Lymphatic System

This is the first time we have mentioned the lymphatic
system so we need to consider an overview of the system to
understand how it works. Without going into a detailed description,
the following diagram shows the general makeup of a lymph node
and its afferent and efferent vessels. The lymphatic system is
part of the vascular system but it is very special in its
ability to take in larger particles than the vascular system
(i.e., bacteria, cancer cells, carbon). It is also part of
the immune system of our body and, therefore, serves as a
first line of protection against foreign bodies. This protection is
subserved by cells of the immune system.

In general, lymph is picked up peripherally from
blind-ended vessels. These vessels are the afferents that lead
to the lymph nodes. When the nodes are reached, the lymph
percolates through a reticulum and is exposed to immune cells. The
lymph then leaves the node by way of efferent vessels which
may lead to another node or group of nodes, and re-exposed
to immune cells. The efferent vessels from the last group of
nodes then become larger and are called lymph trunks. The
lymph trunks finally join to form lymph ducts. There are two
lymph ducts and they are located in the neck. On the
right side, the jugular and subclavian trunks join to form the
right lymphatic duct. On the left side, the jugular and subclavian
trunks empty into the thoracic duct. The two ducts then enter
the venous system at the junction of the jugular vein and
subclavian vein which become the brachiocephalic veins.

typical lymph node

Axillary Lymph Nodes

The last of the axillary contents are the axillary lymph nodes.
Lymph from the upper limb, shoulder and scapular regions, pectoral region
(including the mammary gland) and upper abdomen drain through the axillary
nodes. There are some 15 to 20 nodes usually arranged into to five groups.

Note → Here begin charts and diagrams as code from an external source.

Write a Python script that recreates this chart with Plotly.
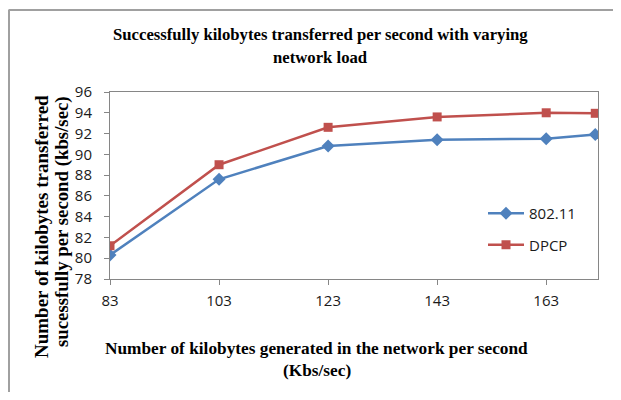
import plotly.graph_objects as go

# data
load_kbs = [83, 103, 123, 143, 163, 172]
ieee_80211 = [80.3, 87.6, 90.8, 91.4, 91.5, 91.9]
dpcp = [81.2, 89.0, 92.6, 93.6, 94.0, 93.95]
x_ticks = [83, 103, 123, 143, 163]

# the page puts the figure 8px in from every edge, so keep it inside the window
OFF = 8
W, H = 621 - 2 * OFF, 400 - 2 * OFF
# plot area in reference-image pixels
L, R, T, B = 110, 598, 92, 279


def px(x):
    return (x - L) / (R - L)


def py(y):
    return (B - y) / (B - T)


fig = go.Figure()
fig.add_trace(go.Scatter(
    x=load_kbs, y=ieee_80211, name="802.11", mode="lines+markers",
    line=dict(color="#4F81BD", width=2.5),
    marker=dict(symbol="diamond", size=10, color="#4F81BD"),
    legendgroup="a",
))
fig.add_trace(go.Scatter(
    x=load_kbs, y=dpcp, name="DPCP", mode="lines+markers",
    line=dict(color="#C0504D", width=2.5),
    marker=dict(symbol="square", size=9, color="#C0504D"),
    legendgroup="b",
))

tick_font = dict(family="Open Sans, Liberation Sans", size=15, color="#1a1a1a")
axis_common = dict(
    showgrid=False, zeroline=False, showline=True, linecolor="#868686",
    linewidth=1, mirror=True, ticks="outside", tickcolor="#868686",
    ticklen=5, tickfont=tick_font,
)

fig.update_layout(
    width=W, height=H,
    margin=dict(l=L - OFF, r=OFF + W - R, t=T - OFF, b=OFF + H - B, autoexpand=False),
    paper_bgcolor="white", plot_bgcolor="white",
    showlegend=True,
    legend=dict(
        x=px(483), y=py(197), xanchor="left", yanchor="top",
        font=tick_font, bgcolor="rgba(0,0,0,0)",
        tracegroupgap=9, itemwidth=36,
    ),
    xaxis=dict(range=[83, 172.5], tickvals=x_ticks, ticklabelstandoff=3, **axis_common),
    yaxis=dict(range=[78, 96], dtick=2, ticklabelstandoff=9, **axis_common),
)

serif = "Liberation Serif"


def label(text, x, y, size, angle=0):
    fig.add_annotation(
        text="<b>" + text + "</b>", x=px(x), y=py(y), xref="paper", yref="paper",
        showarrow=False, xanchor="center", yanchor="middle", textangle=angle,
        font=dict(family=serif, size=size, color="black"),
    )


# chart title
label("Successfully kilobytes transferred per second with varying", 320, 34, 16.7)
label("network load", 320, 58, 16.7)
# x axis title
label("Number of kilobytes generated in the network per second", 316, 348, 17.3)
label("(Kbs/sec)", 317, 370, 17.3)
# y axis title
label("Number of kilobytes transferred", 41, 227, 19, -90)
label("sucessfully per second (kbs/sec)", 62, 222, 18.8, -90)

# chart area border (top and left edges visible)
fig.add_shape(type="line", xref="paper", yref="paper",
              x0=px(8.5), x1=px(OFF + W), y0=py(10), y1=py(10),
              line=dict(color="#A0A0A0", width=2))
fig.add_shape(type="line", xref="paper", yref="paper",
              x0=px(9), x1=px(9), y0=py(10), y1=py(OFF + H),
              line=dict(color="#A0A0A0", width=2))

fig.write_html("out.html", config={"displayModeBar": False})
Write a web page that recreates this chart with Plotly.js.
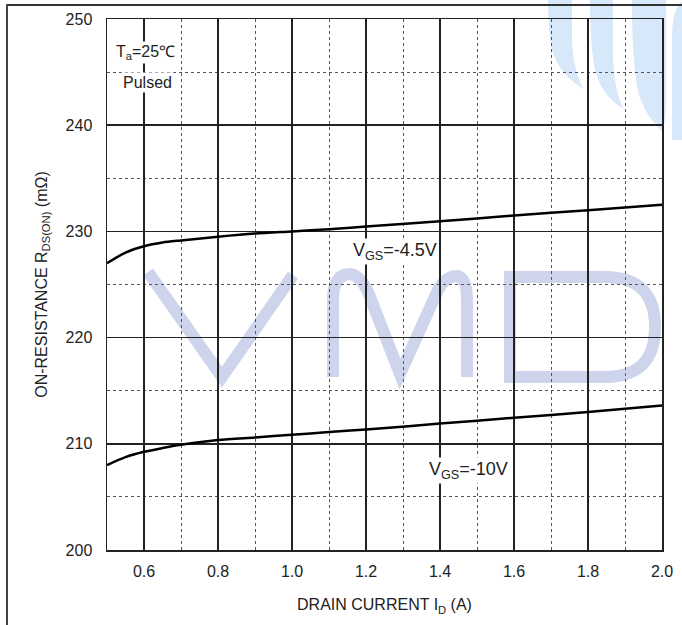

The groups consist of:
  • A pectoral (anterior)
  • L lateral
  • P posterior
  • C central
  • Ap apical
axillary lymph nodes The efferent lymph vessels from the right group of axillary nodes finally forms into the subclavian lymphatic trunk which joins the jugular trunk to form the right lymphatic duct which empties into the venous system at the junction of the jugular and subclavian veins.
On the left side the subclavian lymphatic trunk empties into the thoracic duct and then into the venous system at the junction of the jugular and subclavian veins.